Can't understand why there's a difference between reported total inference time and the sum of per-layer computational times.
Join Date: 3 Feb 22
Posts: 3
Posted: Fri, 2023-12-08 03:28
I have successfully created an ONNX model with 7 layers which includes 2 convolution layers, 2 sigmoid layers, 2 max pool layers, and a softmax layer. I processed this model using the qnn-onnx-converter, resulting in .cpp and .bin files. Subsequently, I utilized the qnn-model-lib-generator to generate a shared library (lib*.so).

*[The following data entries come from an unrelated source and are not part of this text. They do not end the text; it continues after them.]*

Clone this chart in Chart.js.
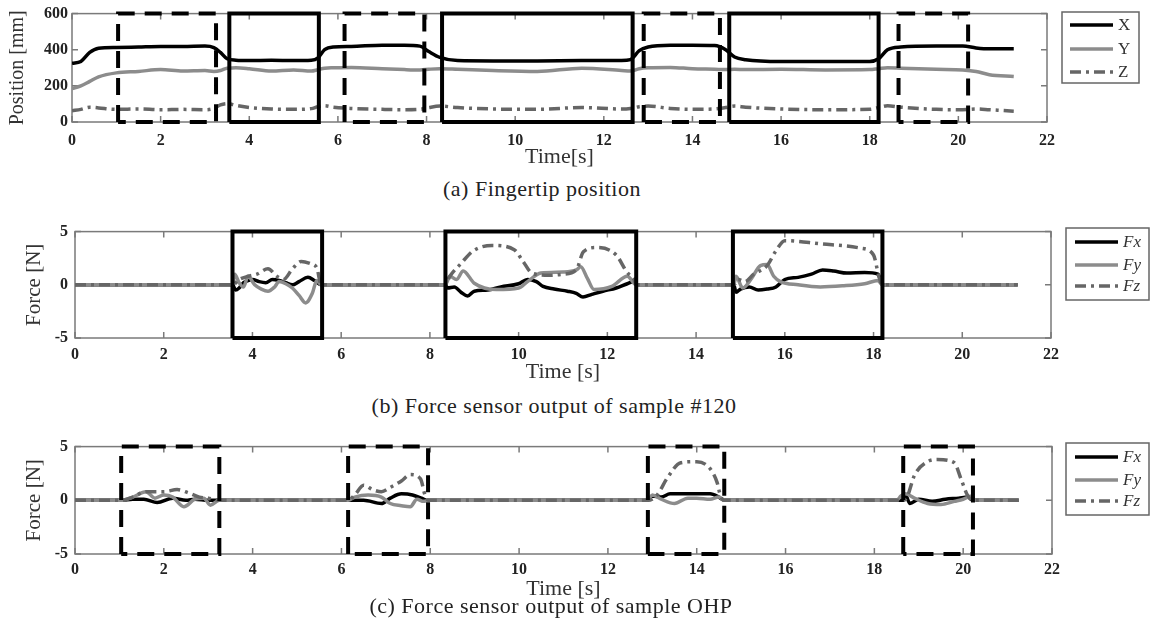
<!DOCTYPE html>
<html>
<head>
<meta charset="utf-8">
<script src="https://cdn.jsdelivr.net/npm/chart.js@4.4.1/dist/chart.umd.min.js"></script>
<style>
  body { margin: 0; background: #fff; width: 1150px; height: 640px; position: relative; overflow: hidden; }
  canvas { position: absolute; left: 0; }
  .cap { position: absolute; left: 0; text-align: center; font-family: "Liberation Serif", serif;
         font-size: 22px; letter-spacing: 0.5px; line-height: 26px; color: #222; }
</style>
</head>
<body>
<canvas id="posChart" width="1150" height="170" style="top:0px"></canvas>
<div class="cap" style="top:176px; width:1084px">(a) Fingertip position</div>
<canvas id="f120Chart" width="1150" height="170" style="top:215px"></canvas>
<div class="cap" style="top:393px; width:1108px">(b) Force sensor output of sample #120</div>
<canvas id="ohpChart" width="1150" height="172" style="top:430px"></canvas>
<div class="cap" style="top:593px; width:1102px">(c) Force sensor output of sample OHP</div>

<script>
// (a) fingertip position, mm
const tA   = [0, 0.2, 0.4, 0.6, 1.0, 1.5, 2.0, 2.5, 3.0, 3.2, 3.35, 3.5, 3.7, 4.0, 4.5, 5.0, 5.4, 5.55, 5.7, 5.9,
              6.3, 7.0, 7.5, 7.85, 8.05, 8.3, 8.7, 9.5, 10.5, 11.5, 12.4, 12.6, 12.8, 13.0, 13.5, 14.0, 14.5, 14.75,
              14.95, 15.2, 16.0, 17.0, 18.0, 18.2, 18.4, 18.7, 19.5, 20.1, 20.4, 20.7, 21.25];
const posX = [325, 335, 385, 408, 412, 415, 418, 418, 420, 412, 385, 350, 342, 340, 342, 340, 342, 355, 400, 415,
              418, 425, 425, 420, 390, 358, 340, 338, 338, 340, 340, 345, 395, 415, 425, 425, 423, 400,
              360, 345, 335, 335, 335, 350, 400, 415, 420, 420, 410, 405, 405];
const posY = [185, 200, 225, 250, 272, 280, 290, 282, 285, 280, 285, 298, 300, 295, 282, 288, 282, 290, 298, 300,
              302, 295, 290, 288, 292, 295, 292, 285, 280, 298, 285, 282, 295, 300, 302, 295, 292, 290,
              292, 290, 292, 288, 290, 295, 300, 298, 292, 288, 280, 262, 252];
const posZ = [62, 70, 82, 78, 70, 72, 68, 70, 68, 75, 95, 102, 92, 80, 72, 70, 74, 85, 90, 82,
              75, 70, 68, 70, 80, 88, 80, 72, 70, 80, 72, 75, 85, 88, 75, 70, 72, 80,
              88, 82, 72, 68, 70, 80, 90, 82, 70, 68, 72, 68, 60];

// (b) sample #120, N, [time, value]
const fx120 = [[0,0],[3.55,0],[3.62,-0.5],[3.7,-0.3],[3.8,0.2],[3.9,0.4],[4.0,0.5],[4.15,0.3],[4.3,0.2],[4.45,0.5],
  [4.6,0.4],[4.75,0.2],[4.9,0.0],[5.05,0.3],[5.25,0.7],[5.4,0.4],[5.55,0],[8.35,0],[8.4,-0.3],[8.55,-0.2],[8.7,-0.7],
  [8.85,-1.05],[9.0,-0.6],[9.3,-0.5],[9.6,-0.2],[10.0,0.1],[10.2,0.5],[10.4,0.3],[10.55,-0.15],[10.8,-0.4],[11.1,-0.6],
  [11.3,-0.8],[11.45,-1.15],[11.65,-0.9],[11.9,-0.6],[12.2,-0.3],[12.45,0.1],[12.6,0.3],[12.65,0],[14.85,0],[14.9,-0.7],
  [15.0,-0.4],[15.2,-0.2],[15.4,-0.5],[15.6,-0.4],[15.8,-0.2],[16.0,0.5],[16.3,0.7],[16.6,1.0],[16.85,1.4],[17.1,1.3],
  [17.4,1.1],[17.8,1.15],[18.1,1.0],[18.2,0],[21.25,0]];
const fy120 = [[0,0],[3.55,0],[3.6,1.0],[3.7,0.2],[3.8,-0.2],[3.9,0.8],[4.05,0.0],[4.2,-0.4],[4.35,-0.6],[4.5,-0.2],
  [4.6,0.3],[4.75,0.1],[4.9,-0.3],[5.05,-1.0],[5.2,-1.7],[5.35,-0.8],[5.45,0.4],[5.55,0],[8.35,0],[8.45,0.8],[8.6,0.5],
  [8.75,1.3],[9.0,0.15],[9.5,-0.45],[10.0,-0.3],[10.2,0.3],[10.5,1.1],[11.0,1.2],[11.3,1.4],[11.4,1.7],[11.55,0.6],
  [11.7,-0.45],[12.1,-0.15],[12.45,0.8],[12.65,0],[14.85,0],[14.9,0.8],[15.05,-0.3],[15.25,0.6],[15.45,1.8],[15.6,1.9],
  [15.75,0.8],[15.9,0.3],[16.3,0.0],[16.8,-0.2],[17.3,-0.1],[17.8,0.1],[18.1,0.4],[18.2,0],[21.25,0]];
const fz120 = [[0,0],[3.55,0],[3.7,0.5],[3.9,0.8],[4.1,1.0],[4.35,1.5],[4.55,0.8],[4.7,0.5],[4.9,1.5],[5.1,2.2],
  [5.3,2.0],[5.45,1.6],[5.55,0],[8.35,0],[8.45,0.8],[8.7,2.0],[8.98,3.2],[9.4,3.7],[9.9,3.3],[10.1,2.2],[10.3,1.1],
  [10.7,0.9],[11.0,1.0],[11.3,1.4],[11.46,3.1],[11.76,3.5],[12.2,2.8],[12.44,1.2],[12.6,0.5],[12.65,0],[14.85,0],
  [14.95,0.5],[15.1,0.3],[15.3,1.0],[15.6,1.8],[15.8,3.2],[16.0,4.15],[16.8,3.85],[17.7,3.45],[18.0,2.8],[18.12,0.8],
  [18.2,0],[21.25,0]];

// (c) sample OHP, N, [time, value]
const fxOhp = [[0,0],[1.05,0],[1.3,0.1],[1.55,0.1],[1.85,-0.2],[2.2,0.2],[2.5,0.0],[2.7,0.1],[3.0,0.0],[3.25,0],
  [6.15,0],[6.5,0.0],[6.9,-0.3],[7.1,0.2],[7.35,0.6],[7.6,0.5],[7.8,0.2],[7.95,0],[12.9,0],[13.0,0.4],[13.2,0.3],
  [13.4,0.6],[13.8,0.6],[14.3,0.6],[14.5,0.3],[14.62,0],[18.65,0],[18.7,0.5],[18.8,-0.3],[19.0,0.1],[19.3,-0.1],
  [19.6,0.1],[19.9,0.2],[20.1,0.3],[20.22,0],[21.25,0]];
const fyOhp = [[0,0],[1.05,0],[1.3,0.3],[1.6,0.8],[1.8,0.2],[2.0,0.5],[2.2,0.3],[2.45,-0.6],[2.7,0.1],[2.9,0.2],
  [3.05,-0.45],[3.25,0],[6.15,0],[6.3,0.3],[6.6,0.5],[6.9,0.3],[7.1,-0.3],[7.35,-0.5],[7.55,-0.6],[7.7,0.1],[7.85,-0.1],
  [7.95,0],[12.9,0],[13.0,0.5],[13.2,0.1],[13.5,-0.3],[13.8,0.2],[14.0,0.2],[14.3,0.1],[14.5,0.3],[14.62,0],[18.5,0],
  [18.6,0.4],[18.7,0.6],[18.9,0.2],[19.2,-0.3],[19.5,-0.4],[19.8,-0.1],[20.0,0.1],[20.2,0.4],[20.25,0],[21.25,0]];
const fzOhp = [[0,0],[1.05,0],[1.3,0.3],[1.6,0.8],[2.0,0.8],[2.3,1.0],[2.55,0.7],[2.8,0.3],[3.0,0.2],[3.25,0],
  [6.15,0],[6.3,0.5],[6.5,1.4],[6.7,1.0],[6.9,0.8],[7.1,1.2],[7.35,1.8],[7.55,2.4],[7.78,2.0],[7.88,0.5],[7.95,0],
  [12.9,0],[13.1,0.45],[13.34,2.1],[13.64,3.5],[14.0,3.6],[14.31,2.9],[14.46,1.65],[14.53,0.5],[14.62,0],[18.65,0],
  [18.75,0.45],[18.9,2.3],[19.2,3.6],[19.42,3.8],[19.8,3.5],[19.95,2.0],[20.1,0.45],[20.22,0],[21.25,0]];

// contact intervals (s): solid = #120, dashed = OHP
const solidSpans  = [[3.55, 5.57], [8.35, 12.65], [14.83, 18.2]];
const dashedSpans = [[1.04, 3.25], [6.15, 7.95], [12.9, 14.62], [18.65, 20.22]];

Chart.defaults.font.family = '"Liberation Serif", serif';
Chart.defaults.color = '#222';

const toXY = pairs => pairs.map(p => ({x: p[0], y: p[1]}));

// closed rectangles over the full y range, separated by gaps
function spanBoxes(spans, lo, hi) {
  const pts = [];
  spans.forEach(s => {
    pts.push({x: s[0], y: lo}, {x: s[0], y: hi}, {x: s[1], y: hi}, {x: s[1], y: lo}, {x: s[0], y: lo});
    pts.push({x: s[0], y: null});
  });
  return pts;
}

function series(label, data, color, dash, order) {
  return {label: label, data: data, borderColor: color, borderWidth: 3.5, borderDash: dash || [],
          cubicInterpolationMode: 'monotone', order: order};
}
function boxSet(spans, lo, hi, dash) {
  return {label: '', data: spanBoxes(spans, lo, hi), borderColor: '#000', borderWidth: 4,
          borderDash: dash || [], tension: 0, clip: false, order: 0};
}

// frame plus inward tick marks on all four sides
const frameTicks = {
  id: 'frameTicks',
  beforeDatasetsDraw(chart) {
    const {ctx, chartArea: a, scales: {x, y}} = chart;
    ctx.save();
    ctx.strokeStyle = '#7a7a7a';
    ctx.lineWidth = 1.5;
    ctx.strokeRect(a.left, a.top, a.right - a.left, a.bottom - a.top);
    ctx.beginPath();
    x.ticks.forEach(t => {
      const px = x.getPixelForValue(t.value);
      ctx.moveTo(px, a.bottom); ctx.lineTo(px, a.bottom - 6);
      ctx.moveTo(px, a.top); ctx.lineTo(px, a.top + 6);
    });
    y.ticks.forEach(t => {
      const py = y.getPixelForValue(t.value);
      ctx.moveTo(a.left, py); ctx.lineTo(a.left + 6, py);
      ctx.moveTo(a.right, py); ctx.lineTo(a.right - 6, py);
    });
    ctx.stroke();
    ctx.restore();
  }
};

// boxed legend like the original figure
const boxLegend = {
  id: 'boxLegend',
  afterDraw(chart, args, o) {
    const ctx = chart.ctx;
    ctx.save();
    ctx.strokeStyle = '#666';
    ctx.lineWidth = 1.5;
    ctx.strokeRect(o.left, o.top, o.width, o.height);
    o.labels.forEach((lab, i) => {
      const ds = chart.data.datasets.find(d => d.label === lab);
      const y = o.top + o.rows[i];
      ctx.strokeStyle = ds.borderColor;
      ctx.lineWidth = ds.borderWidth;
      ctx.setLineDash(ds.borderDash || []);
      ctx.beginPath();
      ctx.moveTo(o.left + o.lineStart, y);
      ctx.lineTo(o.left + o.lineEnd, y);
      ctx.stroke();
      ctx.setLineDash([]);
      ctx.fillStyle = '#333';
      ctx.font = o.font;
      ctx.textBaseline = 'middle';
      ctx.fillText(lab, o.left + o.textX, y + 1);
    });
    ctx.restore();
  }
};

function makeChart(id, datasets, s) {
  return new Chart(document.getElementById(id), {
    type: 'line',
    data: {datasets: datasets},
    options: {
      responsive: false,
      animation: false,
      events: [],
      layout: {padding: {top: s.padTop, right: s.padRight, left: 0, bottom: 0}},
      elements: {point: {radius: 0}},
      plugins: {legend: {display: false}, tooltip: {enabled: false}, boxLegend: s.legend},
      scales: {
        x: {
          type: 'linear', min: 0, max: 22,
          grid: {display: false, drawTicks: false}, border: {display: false},
          ticks: {stepSize: 2, padding: s.xPad, font: {size: 16, weight: 'bold'}, color: '#222'},
          title: {display: true, text: s.xTitle, font: {size: 22}, color: '#333', padding: 0},
          afterFit: sc => { sc.height = s.xHeight; }
        },
        y: {
          type: 'linear', min: s.yMin, max: s.yMax,
          grid: {display: false, drawTicks: false}, border: {display: false},
          ticks: {stepSize: s.yStep, padding: s.yPad, font: {size: 16, weight: 'bold'}, color: '#222'},
          title: {display: true, text: s.yTitle, font: {size: s.yTitleSize}, color: '#333',
                  padding: {top: s.yTitlePad, bottom: 0}},
          afterFit: sc => { sc.width = s.yWidth; }
        }
      }
    },
    plugins: [frameTicks, boxLegend]
  });
}

makeChart('posChart', [
  series('X', tA.map((t, i) => ({x: t, y: posX[i]})), '#000', null, 2),
  series('Y', tA.map((t, i) => ({x: t, y: posY[i]})), '#8c8c8c', null, 3),
  series('Z', tA.map((t, i) => ({x: t, y: posZ[i]})), '#666', [11, 5, 3, 5], 1),
  boxSet(solidSpans, 0, 600),
  boxSet(dashedSpans, 0, 600, [17, 10])
], {
  padTop: 12, padRight: 103, xHeight: 48, yWidth: 72, xPad: 9, yPad: 4,
  yMin: 0, yMax: 600, yStep: 200, xTitle: 'Time[s]', yTitle: 'Position [mm]', yTitleSize: 20, yTitlePad: 6,
  legend: {left: 1062, top: 12, width: 77, height: 71, rows: [13, 37, 60], lineStart: 8, lineEnd: 51,
           textX: 56, font: '17px "Liberation Serif"', labels: ['X', 'Y', 'Z']}
});

const forceLegend = top => ({left: 1066, top: top, width: 83, height: 72, rows: [14, 37, 58], lineStart: 9,
  lineEnd: 52, textX: 57, font: 'italic 17px "Liberation Serif"', labels: ['Fx', 'Fy', 'Fz']});

makeChart('f120Chart', [
  series('Fx', toXY(fx120), '#000', null, 4),
  series('Fy', toXY(fy120), '#8c8c8c', null, 3),
  series('Fz', toXY(fz120), '#666', [11, 5, 3, 5], 2),
  boxSet(solidSpans, -5, 5)
], {
  padTop: 14, padRight: 99, xHeight: 47, yWidth: 75, xPad: 7, yPad: 7,
  yMin: -5, yMax: 5, yStep: 5, xTitle: 'Time [s]', yTitle: 'Force [N]', yTitleSize: 21, yTitlePad: 22,
  legend: forceLegend(13)
});

makeChart('ohpChart', [
  series('Fx', toXY(fxOhp), '#000', null, 4),
  series('Fy', toXY(fyOhp), '#8c8c8c', null, 3),
  series('Fz', toXY(fzOhp), '#666', [11, 5, 3, 5], 2),
  boxSet(dashedSpans, -5, 5, [17, 10])
], {
  padTop: 13, padRight: 98, xHeight: 48, yWidth: 75, xPad: 6, yPad: 7,
  yMin: -5, yMax: 5, yStep: 5, xTitle: 'Time [s]', yTitle: 'Force [N]', yTitleSize: 21, yTitlePad: 22,
  legend: forceLegend(13)
});
</script>
</body>
</html>
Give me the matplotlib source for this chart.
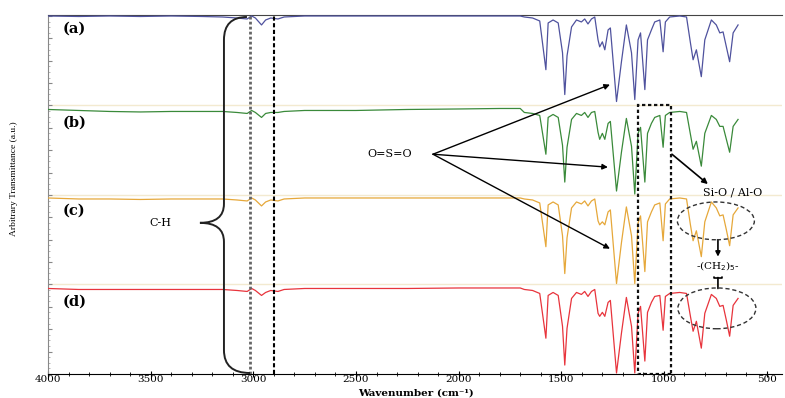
import numpy as np
import matplotlib.pyplot as plt
from matplotlib.path import Path
from matplotlib.patches import PathPatch, Rectangle, Ellipse
from matplotlib.ticker import MultipleLocator

# wavenumber vertices (cm-1) shared by the four traces
wn = [4000, 3850, 3700, 3550, 3400, 3250, 3150, 3080, 3030, 3008,
      2990, 2960, 2940, 2915, 2880, 2850, 2750, 2500, 2250, 2000,
      1800, 1700, 1680, 1640, 1605, 1575, 1564, 1540, 1515, 1494,
      1483, 1472, 1450, 1426, 1402, 1386, 1370, 1353, 1337, 1321,
      1313, 1300, 1288, 1272, 1261, 1231, 1207, 1183, 1158, 1142,
      1126, 1114, 1093, 1080, 1061, 1045, 1020, 1004, 993, 972,
      923, 890, 871, 858, 842, 818, 801, 769, 745, 728,
      712, 696, 680, 663, 639]

# transmittance below each trace's baseline (arbitrary units)
t_a = [0, -0.5, 0, -0.5, 0, -0.5, -1, -2, -3, 0,
       -2, -9, -4, -2, -3, -1, 0, 0, 0, 0,
       0, 0, -1, -2, -5, -54, -7, -4, -7, -37,
       -79, -40, -11, -4, -6, -3, -8, -3, -1, -24,
       -31, -26, -34, -14, -12, -86, -46, -9, -37, -84,
       -24, -17, -74, -24, -14, -6, -4, -36, -6, -1,
       0, -1, -27, -44, -34, -61, -24, -4, -9, -17,
       -16, -31, -46, -17, -9]
t_b = [0, -1, -2, -2.5, -2, -2, -2, -3, -4, -1,
       -3, -8, -4, -3, -3, -2, -1, -1, 0, 0.5,
       1, 1, -3, -4, -6, -45, -8, -5, -8, -36,
       -73, -38, -10, -4, -6, -3, -8, -3, -2, -23,
       -30, -24, -30, -14, -12, -82, -43, -9, -37, -85,
       -24, -18, -73, -24, -14, -8, -6, -38, -6, -3,
       -2, -3, -25, -40, -32, -57, -24, -6, -10, -17,
       -17, -30, -43, -17, -10]
t_c = [0, -1, -1, -1.5, -1, -1, -1, -2, -3, 0,
       -2, -8, -4, -2, -3, -1, 0, 0, 0, 0,
       0, 0, -1, -2, -5, -49, -7, -4, -7, -38,
       -76, -40, -10, -4, -6, -3, -8, -3, -1, -23,
       -27, -24, -27, -14, -12, -86, -45, -9, -38, -86,
       -25, -18, -74, -24, -14, -7, -5, -43, -6, -1,
       0, -1, -27, -43, -33, -59, -24, -4, -10, -18,
       -17, -32, -48, -17, -10]
t_d = [0, -1, -1, -1, -1, -1, -1, -2, -3, 0,
       -2, -7, -4, -2, -3, -1, 0, 0, 0, 0.5,
       0.5, 0.5, -1, -2, -5, -50, -7, -4, -7, -38,
       -77, -40, -10, -4, -6, -3, -8, -3, -1, -25,
       -28, -24, -28, -14, -12, -85, -45, -9, -38, -85,
       -25, -18, -73, -24, -14, -8, -7, -42, -8, -5,
       -4, -5, -28, -43, -33, -60, -25, -6, -10, -18,
       -17, -32, -48, -17, -10]

labels = ['(a)', '(b)', '(c)', '(d)']
offsets = [360, 266, 177, 86]
colors = ['#4f529e', '#3a8a3a', '#e6a83a', '#e8343c']
separators = [270, 180, 90]

fig = plt.figure(figsize=(7.85, 3.98), dpi=100)
ax = fig.add_axes([48 / 785, 24 / 398, 734 / 785, 359 / 398])

for y in separators:
    ax.axhline(y, color='#f3ead0', lw=1, zorder=1)

for t, off, c in zip([t_a, t_b, t_c, t_d], offsets, colors):
    ax.plot(wn, np.array(t) + off, color=c, lw=0.9, zorder=3)

for lab, off in zip(labels, offsets):
    ax.text(3927, off - 13, lab, fontsize=10.5, fontweight='bold',
            family='DejaVu Serif', va='center', ha='left')

# C-H marker lines
ax.axvline(3015, color='#666666', lw=2, ls=(0, (1, 0.8)), zorder=4)
ax.axvline(2900, color='black', lw=1.5, ls=(0, (2, 1.2)), zorder=4)

# curly brace
verts = [(3031, 359), (3143, 359), (3143, 336), (3143, 171),
         (3143, 152), (3260, 152), (3143, 152), (3143, 133),
         (3143, 24), (3143, 1), (3016, 1)]
codes = [Path.MOVETO, Path.CURVE3, Path.CURVE3, Path.LINETO,
         Path.CURVE3, Path.CURVE3, Path.CURVE3, Path.CURVE3,
         Path.LINETO, Path.CURVE3, Path.CURVE3]
ax.add_patch(PathPatch(Path(verts, codes), fc='none', ec='#222222', lw=1.4, zorder=4))
ax.text(3455, 152, 'C-H', fontsize=8, family='DejaVu Serif', ha='center', va='center')

# Si-O / Al-O box
ax.add_patch(Rectangle((966, 0), 160, 271, fill=False, ec='#111111', lw=1.6,
                       ls=(0, (1.5, 1.2)), zorder=4))

# O=S=O arrows
ax.text(2334, 221, 'O=S=O', fontsize=8, family='DejaVu Serif', ha='center', va='center')
for xe, ye in [(1263, 291), (1273, 208), (1263, 126)]:
    ax.annotate('', xy=(xe, ye), xytext=(2125, 221),
                arrowprops=dict(arrowstyle='-|>', color='black', lw=1,
                                mutation_scale=8, shrinkA=0, shrinkB=0))

ax.annotate('', xy=(786, 191), xytext=(961, 221),
            arrowprops=dict(arrowstyle='-|>', color='black', lw=1.2,
                            mutation_scale=8, shrinkA=0, shrinkB=0))
ax.text(664, 183, 'Si-O / Al-O', fontsize=8, family='DejaVu Serif', ha='center', va='center')

# -(CH2)5- circles
ax.add_patch(Ellipse((747, 154), 375, 38, fill=False, ec='#333333', lw=1,
                     ls=(0, (3, 2)), zorder=4))
ax.add_patch(Ellipse((742, 66), 380, 41, fill=False, ec='#333333', lw=1,
                     ls=(0, (3, 2)), zorder=4))
ax.text(737, 108, '-(CH$_2$)$_5$-', fontsize=7.5, family='DejaVu Serif',
        ha='center', va='center')
ax.annotate('', xy=(737, 118), xytext=(737, 135),
            arrowprops=dict(arrowstyle='-|>', color='black', lw=1.2,
                            mutation_scale=7, shrinkA=0, shrinkB=0))
ax.annotate('', xy=(737, 97), xytext=(737, 86),
            arrowprops=dict(arrowstyle='-[', color='black', lw=1.2,
                            mutation_scale=3, shrinkA=0, shrinkB=0))

ax.set_xlim(4000, 425)
ax.set_ylim(0, 361)
ax.spines['right'].set_visible(False)
ax.spines['top'].set_color('#444444')
ax.spines['left'].set_color('#888888')
ax.xaxis.set_major_locator(MultipleLocator(500))
ax.xaxis.set_minor_locator(MultipleLocator(100))
ax.tick_params(axis='x', which='major', direction='inout', length=5, labelsize=7.5, pad=-1.5)
ax.tick_params(axis='x', which='minor', direction='inout', length=3)
ax.yaxis.set_major_locator(MultipleLocator(22.5))
ax.yaxis.set_minor_locator(MultipleLocator(5.625))
ax.tick_params(axis='y', which='major', direction='in', length=3, color='#888888', labelleft=False)
ax.tick_params(axis='y', which='minor', direction='in', length=1.5, color='#aaaaaa')
for lbl in ax.get_xticklabels():
    lbl.set_family('DejaVu Serif')

fig.text(0.018, 0.55, 'Arbitrary Transmittance (a.u.)', rotation=90, fontsize=6.8,
         family='Liberation Serif', ha='center', va='center')
fig.text(0.53, 0.0, 'Wavenumber (cm\u207b\u00b9)', fontsize=7.5, fontweight='bold',
         family='DejaVu Serif', ha='center', va='bottom')

fig.savefig('out.png', dpi=100)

After the successful generation of the model shared library, I employed the qnn_bench.py script from the QNN SDK to conduct detailed layer-wise profiling on a QRB5165 target. The command used for this profiling is:
python3 qnn_bench.py -c model.json -t aarch64-ubuntu-gcc7.5 -l detailed -v ADA7D246
Here are the layer wise computational times acheived in the csv file:
Total Inference Time [_Conv_0] 11018 us
Total Inference Time [_Sigmoid_1] 1328 us
Total Inference Time [_MaxPool_2] 183 us
Total Inference Time [_Conv_3] 6721 us
Total Inference Time [_Sigmoid_4] 197 us
Total Inference Time [_MaxPool_5] 53 us
Total Inference Time [__12_nchw] 157 us
Total Inference Time [_Gemm_7] 1704 us
Total Inference Time [_Softmax_8] 4 us
Total Inference Time [NetRun] 21401 usec
The sum of the individual layer-wise timings, 11018+1328+183+6721+197+53+157+1704+4 = 21365, does not match the reported total inference time of 21401us. There is a discrepancy of 36 microseconds between the sum of the individual layer-wise timings and the reported total inference time.
I would appreciate your assistance in understanding the cause of this difference.
Best,
Lavanya varikuppala